6. Son arrivée à Chinon était très attendue. Mille regrets, je le savais, car elle avait reçu à Vaucouleurs le messager royal Collet de Vienne et l’archer Richard, le 19 février 1429, et elle était accompagnée durant son voyage par deux jeunes membres de l’aristocratie, Bertrand de Poulengy et Jean de Novelompont, dit Jean de Metz, qui devaient la présenter à la Cour. Son voyage de Vaucouleurs à Chinon, qui a été assez long, s’est évidemment accompagné d’un certain buzz, pour parler comme sur Internet. Car Yolande d’Aragon, belle-mère du roi et qui avait tout organisé, avait bien sûr fait le nécessaire pour que son arrivée ne passât pas inaperçue.
7. Le seul portrait fait du vivant de Jeanne d’Arc est imaginaire. Mille regrets, mais tout le monde le savait. Il n’existe non plus aucune description de son aspect physique. On sait seulement, parce que la robe qu’on lui a fait confectionner n’a employé que deux toises de tissu, qu’elle n’était pas très grande. C’est tout.

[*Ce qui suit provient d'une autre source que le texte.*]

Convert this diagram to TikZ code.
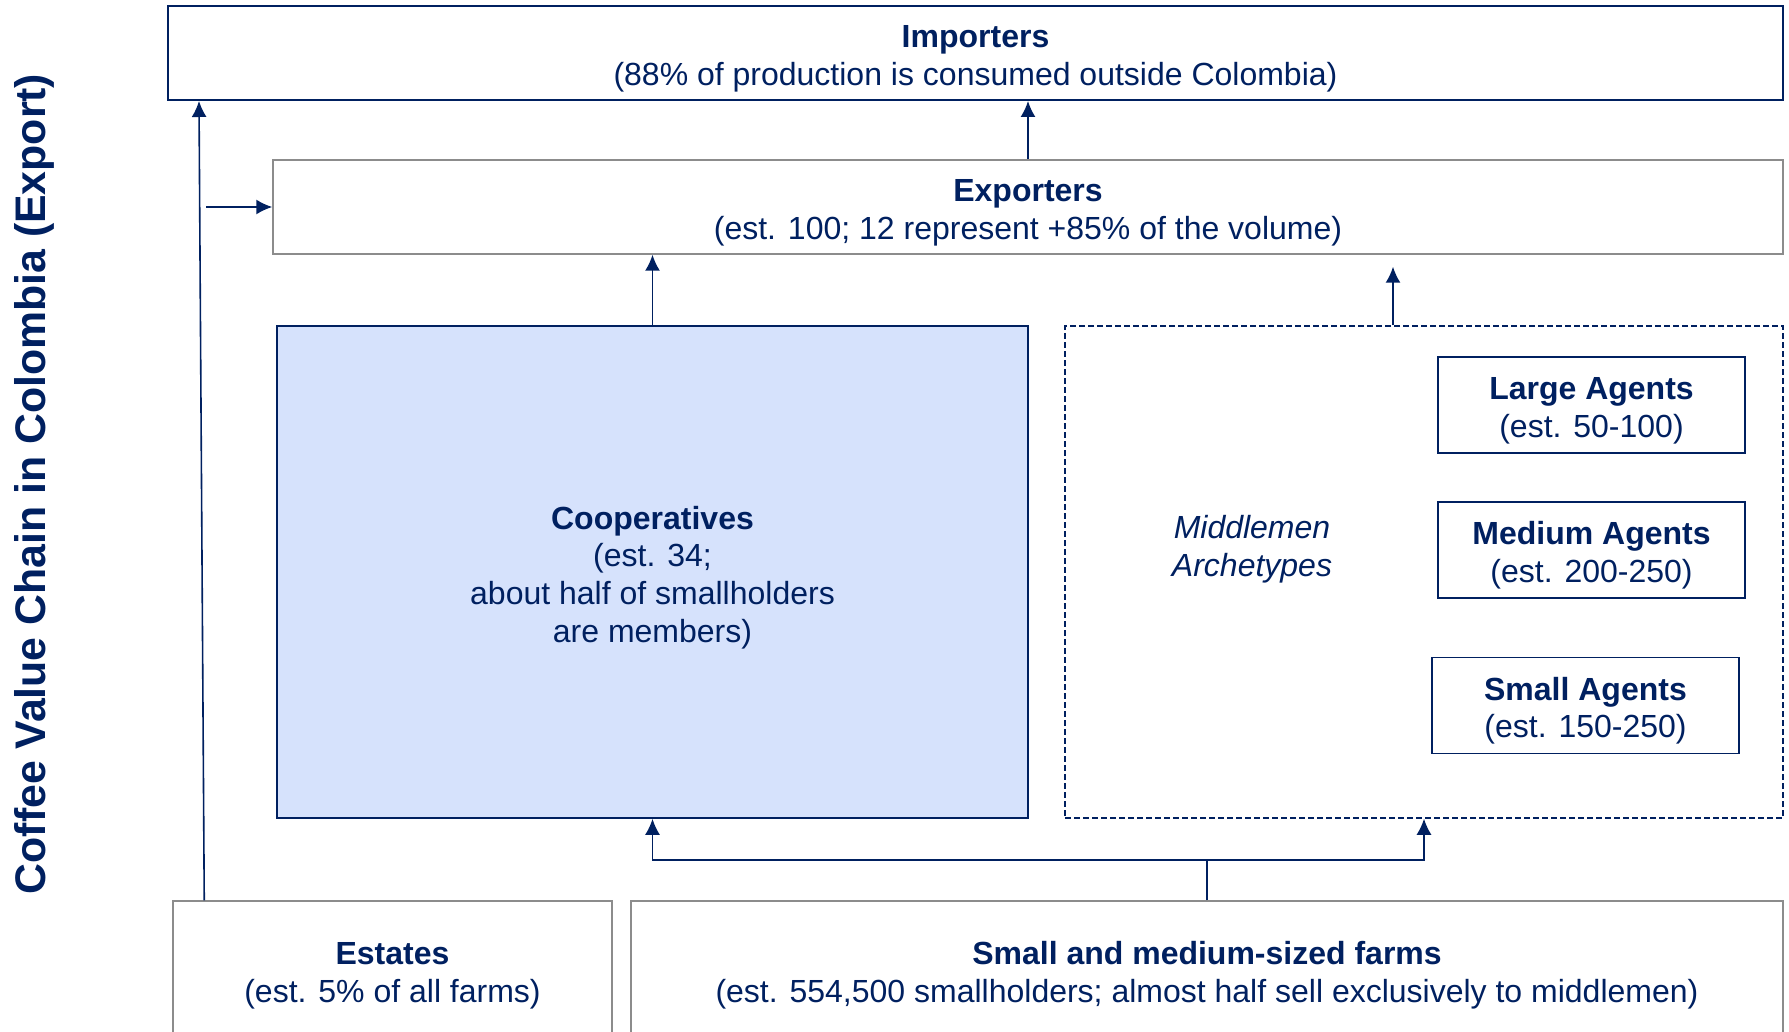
\documentclass[tikz,border=0pt]{standalone}
\usepackage{fontspec}
\setmainfont{Liberation Sans}
\usetikzlibrary{arrows.meta}
\definecolor{navy}{RGB}{0,32,96}
\definecolor{paleblue}{RGB}{214,226,252}
\definecolor{greyline}{RGB}{140,140,140}
\newcommand{\tiername}[1]{\rule{0pt}{17pt}\textbf{#1}}
\tikzset{
  tier/.style={draw=greyline, line width=0.75pt, align=center, text=navy, font=\fontsize{16}{18.8}\selectfont, inner sep=0pt},
  agent/.style={tier, draw=navy, line width=0.85pt, minimum width=153.5pt, minimum height=48pt},
  flow/.style={draw=navy, line width=0.8pt, -{Latex[length=8pt,width=7.5pt]}}
}
\begin{document}
\begin{tikzpicture}[x=0.5pt, y=-0.5pt]
\useasboundingbox (0,0) rectangle (1789,1032);
\clip (0,0) rectangle (1789,1032);
\node[tier, draw=navy, line width=1pt, minimum width=807.5pt, minimum height=47pt] (imp) at (975.5,53) {\tiername{Importers}\\(88\% of production is consumed outside Colombia)};
\node[tier, minimum width=755pt, minimum height=47pt] (exp) at (1028,207) {\tiername{Exporters}\\(est. 100; 12 represent +85\% of the volume)};
\node[tier, draw=navy, line width=0.85pt, fill=paleblue, minimum width=375.5pt, minimum height=246pt] (coop) at (652.5,572) {\tiername{Cooperatives}\\(est. 34;\\about half of smallholders\\are members)};
\node[tier, draw=navy, dash pattern=on 3pt off 1.5pt, minimum width=359pt, minimum height=246pt] (mid) at (1424,572) {};
\node[text=navy, align=center, font=\fontsize{16}{18.8}\selectfont\itshape] (arch) at (1252,549) {Middlemen\\Archetypes};
\node[agent] (large) at (1591.5,405) {\tiername{Large Agents}\\(est. 50-100)};
\node[agent] (medium) at (1591.5,550) {\tiername{Medium Agents}\\(est. 200-250)};
\node[agent] (small) at (1585.5,705.5) {\tiername{Small Agents}\\(est. 150-250)};
\node[tier, minimum width=219.5pt, minimum height=69pt] (estates) at (392.5,970) {\tiername{Estates}\\(est. 5\% of all farms)};
\node[tier, minimum width=576pt, minimum height=69pt] (farms) at (1207,970) {\tiername{Small and medium-sized farms}\\(est. 554,500 smallholders; almost half sell exclusively to middlemen)};
\node[text=navy, rotate=90, font=\fontsize{21.4}{25}\selectfont\bfseries] (title) at (34,484) {Coffee Value Chain in Colombia (Export)};
\coordinate (split) at (206,207);
\coordinate (fork) at (1207,860);
\draw[flow] ([xshift=16pt]estates.north west) -- ([xshift=16pt]imp.south west);
\draw[flow] (split) -- (exp.west);
\draw[flow] (exp.north) -- (exp.north |- imp.south);
\draw[flow] (coop.north) -- (coop.north |- exp.south);
\draw[flow, shorten >=6pt] ([xshift=-15.5pt]mid.north) -- ([xshift=-15.5pt]mid.north |- exp.south);
\draw[navy, line width=0.8pt] (farms.north) -- (fork);
\draw[flow] (fork) -| (coop.south);
\draw[flow] (fork) -| (mid.south);
\end{tikzpicture}
\end{document}
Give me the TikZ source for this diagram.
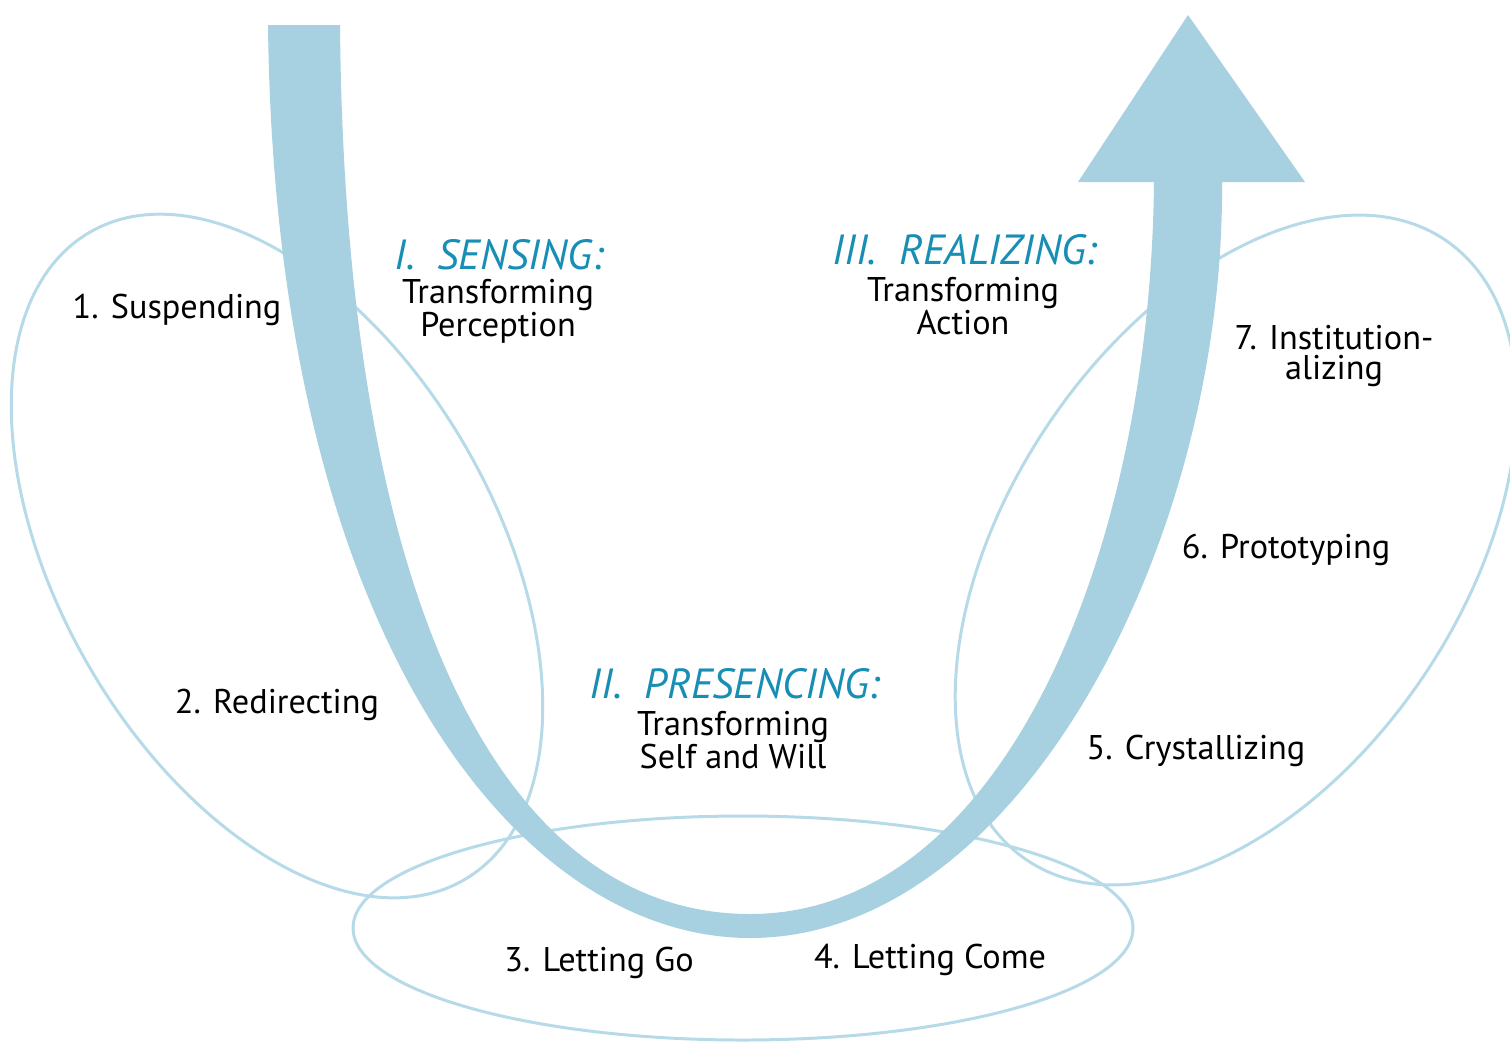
\documentclass[tikz,border=0pt]{standalone}
\usepackage{fontspec}
\setmainfont{PT Sans}
\definecolor{pfeilblau}{RGB}{167,209,225}
\definecolor{ringblau}{RGB}{182,218,231}
\definecolor{titelblau}{RGB}{24,142,180}
\begin{document}
\begin{tikzpicture}[x=0.02cm, y=-0.02cm,
	ring/.style={draw=ringblau, line width=1.7pt},
	schritt/.style={font=\fontsize{19.5}{17.6}\selectfont, align=center, inner sep=0pt},
	phase/.style={font=\fontsize{24}{24}\selectfont\itshape, text=titelblau, inner sep=0pt},
	unter/.style={font=\fontsize{19.5}{17.6}\selectfont, align=center, inner sep=0pt}]
\useasboundingbox (0,0) rectangle (1510,1042);

% Ellipsen zeichnen
\draw[ring, rotate around={-60:(277,556)}] (277,556) ellipse [x radius=374, y radius=218];
\draw[ring, rotate around={56:(1236,550)}] (1236,550) ellipse [x radius=374, y radius=226];
\draw[ring] (743,928) ellipse [x radius=390, y radius=112];

% U-Pfeil zeichnen: aussen, Spitze, innen
\fill[pfeilblau] (268,25) .. controls (275,640) and (520,938) .. (750,938)
	.. controls (1020,938) and (1225,540) .. (1222,182)
	-- (1305,182) -- (1188,15) -- (1078,182) -- (1154,182)
	.. controls (1150,560) and (1000,914) .. (750,914)
	.. controls (510,914) and (345,620) .. (340,25) -- cycle;

% Phasen beschriften
\node[phase] (sensing) at (499,255) {I.\ \ SENSING:};
\node[unter] (sensingtext) at (498,311) {Transforming\\Perception};
\node[phase] (presencing) at (735,684) {II.\ \ PRESENCING:};
\node[unter] (presencingtext) at (733,740) {Transforming\\Self and Will};
\node[phase] (realizing) at (965,250) {III.\ \ REALIZING:};
\node[unter] (realizingtext) at (963,306) {Transforming\\Action};

% Schritte beschriften
\node[schritt] (suspending) at (177,310) {1. Suspending};
\node[schritt] (redirecting) at (277,705) {2. Redirecting};
\node[schritt] (lettinggo) at (599,963) {3. Letting Go};
\node[schritt] (lettingcome) at (930,960) {4. Letting Come};
\node[schritt] (crystallizing) at (1196,751) {5. Crystallizing};
\node[schritt] (prototyping) at (1286,550) {6. Prototyping};
\node[schritt] (institution) at (1334,356) {7. Institution-\\alizing};
\end{tikzpicture}
\end{document}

8. Jeanne n’a pas été brûlée pour sorcellerie mais parce qu’elle portait des habits d’homme. Mille regrets, mais tout le monde le savait. C’était déjà connu à l’époque où Ingrid Bergman a joué son personnage dans un film de Roberto Rossellini, Jeanne au bûcher, en 1954, car c’était dit sans aucune ambigüité.